No KYC Crypto Casinos: The Privacy Trade-Off Nobody Talks About

You register in under a minute. No passport scan, no utility bill, no uploading your driver’s license to some server that might leak next year. That’s the promise of no kyc crypto casinos. But here’s what the slick marketing doesn’t tell you: the same anonymity that lets you skip the paperwork also strips away almost every safety net you’d normally expect from a gambling site. The question isn’t whether these platforms are convenient – they are. The question is whether you’re ready for what that convenience costs.

What You Actually Get With No KYC

These casinos cut registration to the bone. Username, password, deposit – that’s it. No full name, no home address, no identity documents. Crypto handles the rest: Bitcoin, Ethereum, Litecoin, whatever you prefer. Payments hit the blockchain directly, no bank in the middle, and your wallet address is the only thing visible. You get access to slots, blackjack, poker, roulette, live dealer games, and sometimes sports betting, all from established game developers who don’t care who you are as long as the crypto clears.

Customer support exists but don’t expect the white-glove treatment. Live chat or email, slower response times, and not every language covered. You’re paying for speed and privacy, not service.

The Real Risks (And They’re Not Small)

This is where the conversation gets uncomfortable. No KYC crypto casinos operate in a regulatory gray zone by design, and that creates specific vulnerabilities:

  • Fraud and outright scams – The online gambling market is estimated at over $84 billion and growing fast. That much money attracts bad actors. Without strong oversight, rogue operators can set up shop, take deposits, and vanish. You have no recourse.
  • Zero consumer protection – Traditional casinos have to meet standards for fairness, security, and player protection. No KYC casinos often operate under jurisdictions with minimal oversight. If something goes wrong, there’s no one to call. No regulator, no dispute mechanism, no recovery path.
  • Money laundering risk – Anonymity is a double-edged sword. These platforms can be exploited for moving illicit funds, which only invites more pressure from governments and financial institutions to tighten crypto regulation across the board.
  • Reputational damage to crypto itself – Critics already associate anonymous gambling with money laundering and tax evasion. This perception slows adoption and gives regulators all the ammunition they need to push stricter compliance requirements on everyone.

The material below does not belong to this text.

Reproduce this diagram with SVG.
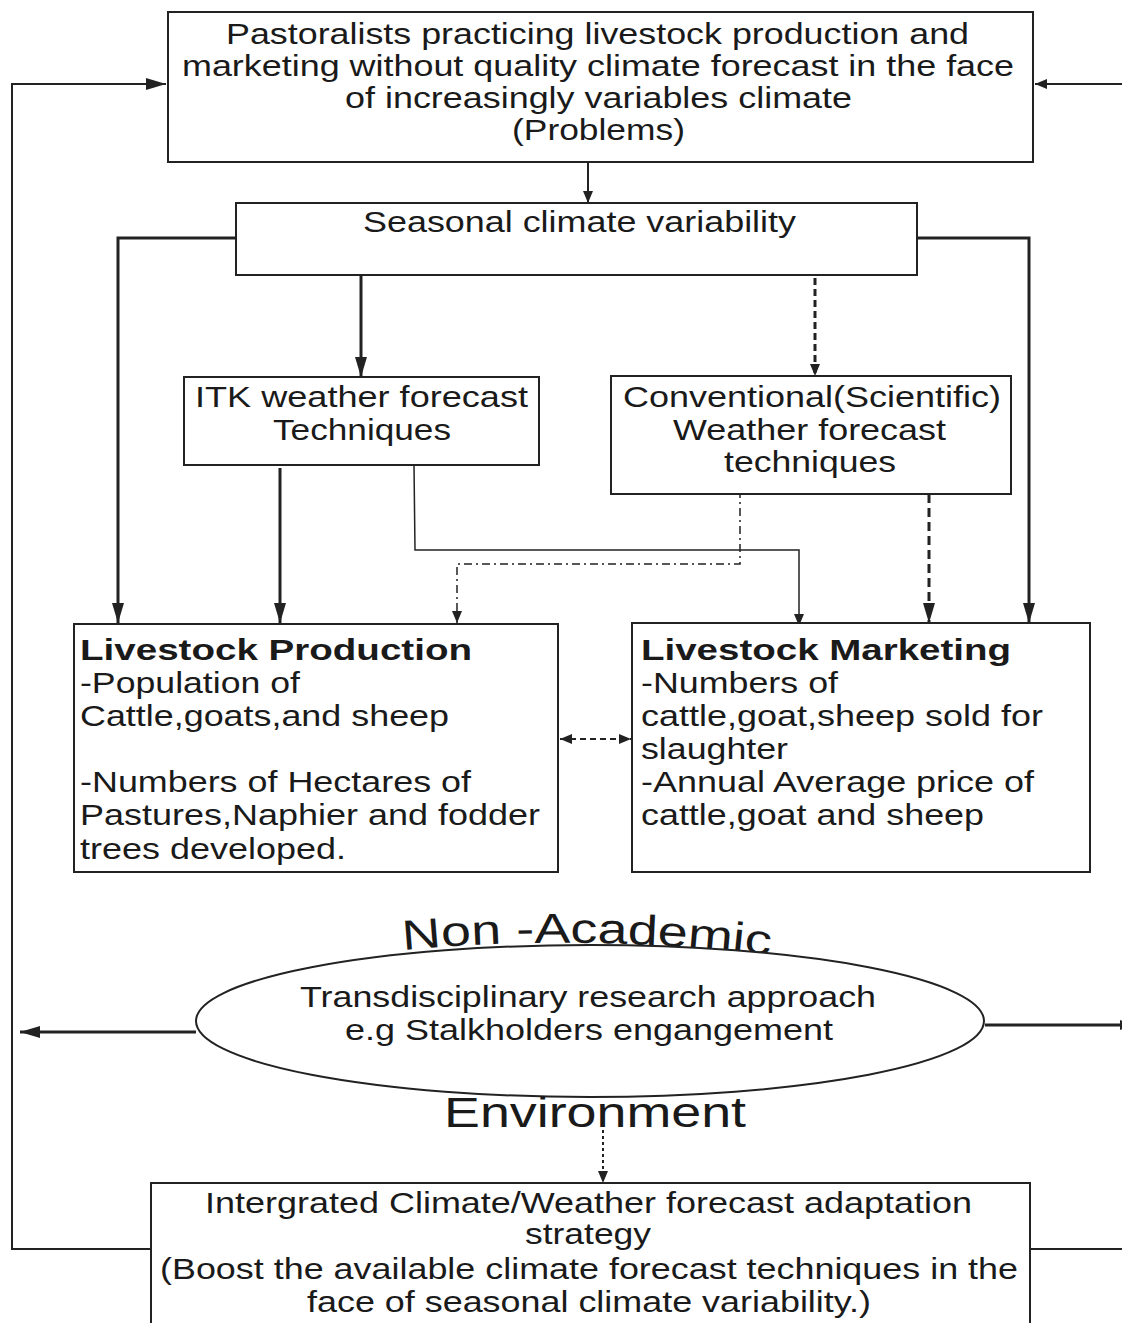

How to Pick One Without Getting Burned

If you’re still going to play, and plenty of people will, here’s the actionable checklist. Skip these steps at your own risk:

  • Read independent player reviews – Not the testimonials on the casino site. Real reviews from real players on forums and review sites.
  • Check for any licensing – Many no KYC casinos still hold offshore licenses. Some oversight is better than none. Confirm it exists before you deposit a cent.
  • Look for SSL encryption and two-factor authentication – Basic security hygiene. If a casino doesn’t offer 2FA, that’s a red flag.
  • Prioritize provably fair games – Some casinos offer independent game certification or provably fair systems that let you verify each bet. Use those.

What Responsible Play Actually Looks Like Here

No KYC casinos don’t have responsible gambling tools built in the way regulated sites do. That means you’re on your own. Set your own deposit limits. Track your losses. Understand the probabilities before you bet. Treat gambling as entertainment, not income. And if it stops being entertainment, stop. There’s no customer service team coming to save you.

The smartest play isn’t necessarily avoiding no KYC casinos entirely – it’s knowing exactly what you’re trading away when you skip the verification step. Privacy for protection. Speed for security. Make that trade with your eyes open, not because a landing page told you it was easy.